Helle Lyng Svendsen faces online harassment after questioning India’s prime minister

Helle Lyng Svendsen, a commentator for the Norwegian newspaper Dagsavisen, has faced a wave of online harassment after posing a question to India’s prime minister during a press conference in Oslo.

During a press event on May 18, Svendsen asked Narendra Modi why he would not take questions from “the freest press in the world.” Instead of a response, she received a surge of online abuse, including threats, deepfake images, and sexually explicit content.

The video of her question has since been viewed more than 11 million times on X. Svendsen told Dagbladet that the reaction was “very surreal.”

Her social media inbox has been flooded with messages, including hundreds from Indian media outlets seeking interviews. However, she has also received AI-generated images and sexually explicit material falsely attributed to her, including content distributed on pornographic websites.

“I was shocked,” Svendsen said. “This is the kind of thing you read can happen to people, and then suddenly it’s happening to you. It’s very strange when the starting point was just asking a journalistic question.”

She has also considered whether the response would have been different had a man posed the same question. “I’ve wondered if the same thing would have happened if a man had spoken up like this,” she said. “It feels like the sexualized content is being used to discredit me.”
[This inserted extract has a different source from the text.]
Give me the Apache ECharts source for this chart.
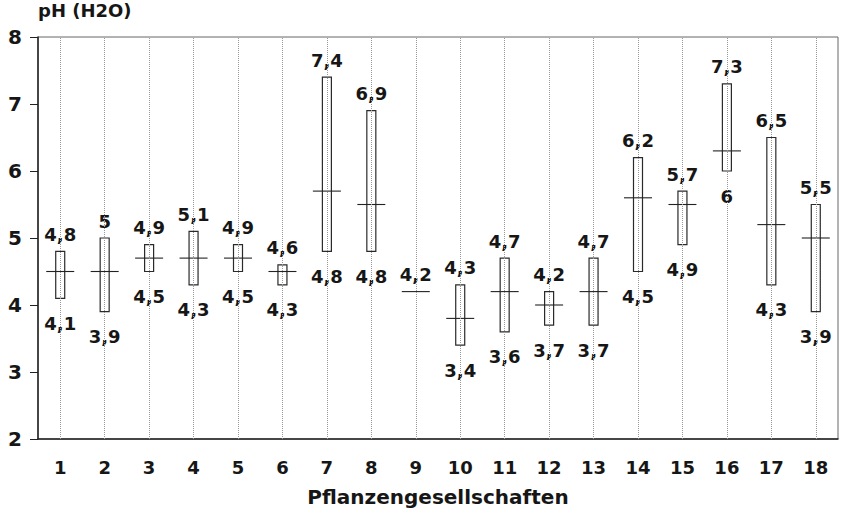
<!DOCTYPE html>
<html>
<head>
<meta charset="utf-8">
<script src="https://cdn.jsdelivr.net/npm/echarts@6/dist/echarts.min.js"></script>
<style>html,body{margin:0;padding:0;background:#fff}#c{width:848px;height:513px}</style>
</head>
<body>
<div id="c"></div>
<script>
const categories = ['1','2','3','4','5','6','7','8','9','10','11','12','13','14','15','16','17','18'];
const minVals    = [4.1,3.9,4.5,4.3,4.5,4.3,4.8,4.8,4.2,3.4,3.6,3.7,3.7,4.5,4.9,6.0,4.3,3.9];
const maxVals    = [4.8,5.0,4.9,5.1,4.9,4.6,7.4,6.9,4.2,4.3,4.7,4.2,4.7,6.2,5.7,7.3,6.5,5.5];
const medianVals = [4.5,4.5,4.7,4.7,4.7,4.5,5.7,5.5,4.2,3.8,4.2,4.0,4.2,5.6,5.5,6.3,5.2,5.0];
const yTicks = { min: 2, max: 8, interval: 1 };

const fmt = v => String(v).replace('.', ',');
const FONT = '"DejaVu Sans", "Liberation Sans", Arial, sans-serif';
const TXT = '#161616';

const boxData = categories.map((c, i) => [i, minVals[i], maxVals[i], medianVals[i]]);

const chart = echarts.init(document.getElementById('c'), null, { renderer: 'svg' });
chart.setOption({
  backgroundColor: '#fff',
  animation: false,
  grid: { left: 38, right: 10, top: 37, bottom: 74, show: true, borderColor: '#666', borderWidth: 1,
          containLabel: false, outerBoundsMode: 'none' },
  xAxis: {
    type: 'category',
    data: categories,
    boundaryGap: true,
    name: 'Pflanzengesellschaften',
    nameLocation: 'middle',
    nameGap: 48,
    nameTextStyle: { fontFamily: FONT, fontSize: 20, fontWeight: 'bold', color: TXT },
    axisLine: { lineStyle: { color: '#222', width: 1.5 } },
    axisTick: { alignWithLabel: true, length: 9, lineStyle: { color: '#222' } },
    axisLabel: { fontFamily: FONT, fontSize: 18, fontWeight: 'bold', color: TXT, margin: 19 },
    splitLine: { show: false }
  },
  yAxis: {
    type: 'value',
    min: yTicks.min, max: yTicks.max, interval: yTicks.interval,
    name: 'pH (H2O)',
    nameLocation: 'end',
    nameGap: 18,
    nameTextStyle: { fontFamily: FONT, fontSize: 18, fontWeight: 'bold', color: TXT, align: 'left' },
    axisLine: { show: true, lineStyle: { color: '#222', width: 1.5 } },
    axisTick: { show: true, length: 8, lineStyle: { color: '#222' } },
    axisLabel: { fontFamily: FONT, fontSize: 20, fontWeight: 'bold', color: TXT, margin: 16 },
    splitLine: { show: false }
  },
  series: [
    {
      type: 'custom',
      name: 'range',
      data: boxData,
      z: 4,
      markLine: {
        silent: true,
        symbol: 'none',
        label: { show: false },
        lineStyle: { color: '#999', type: 'dotted', width: 1 },
        data: categories.map((c, i) => ({ xAxis: i }))
      },
      renderItem: (params, api) => {
        const i = api.value(0);
        const vMin = api.value(1), vMax = api.value(2);
        const lo = api.coord([i, vMin]);
        const hi = api.coord([i, vMax]);
        const md = api.coord([i, api.value(3)]);
        const font = 'bold 18px ' + FONT;
        const children = [];
        if (vMax > vMin) {
          children.push({
            type: 'rect',
            shape: { x: lo[0] - 4.5, y: hi[1], width: 9, height: lo[1] - hi[1] },
            style: { fill: 'none', stroke: '#2a2a2a', lineWidth: 1.2 }
          });
        }
        children.push({
          type: 'line',
          shape: { x1: md[0] - 14, y1: md[1], x2: md[0] + 14, y2: md[1] },
          style: { stroke: '#222', lineWidth: 1.1 }
        });
        children.push({
          type: 'text',
          style: { text: fmt(vMax), x: hi[0], y: hi[1] - 8, align: 'center', verticalAlign: 'bottom', font, fill: TXT }
        });
        if (vMax > vMin) {
          children.push({
            type: 'text',
            style: { text: fmt(vMin), x: lo[0], y: lo[1] + 16, align: 'center', verticalAlign: 'top', font, fill: TXT }
          });
        }
        return { type: 'group', children };
      }
    }
  ]
});
</script>
</body>
</html>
Svendsen described receiving messages containing sexualized threats, including some that wished her to be raped. “There’s a lot of underlying sexual violence in the messages,” she said. “People write that they hope I get raped, and things like that.”

Despite the abuse, she said she does not take all the messages literally and feels safe in Norway. “In Norway, it’s business as usual,” she said. “I walk around as before, and I haven’t noticed anything here. Norwegians take it completely in stride.”

She added that she may avoid traveling to India in the near future.

Svendsen also faced disruptions to her social media accounts. She was temporarily locked out of her Facebook account after the video spread, which she described as “one of the worst parts” of the experience. She could log into Instagram but could not read messages or scroll through her feed.

“It shows how vulnerable you are when something suddenly explodes internationally,” she said. “Suddenly it spreads globally, and you’re left trying to regain access to your own accounts.”

Svendsen previously worked as a U.S. correspondent for Nettavisen and said the experience prepared her for harsh reactions from political supporters. “I think I became a bit hardened during my time in the U.S.,” she said. “You get used to pretty harsh reactions when covering politics there.”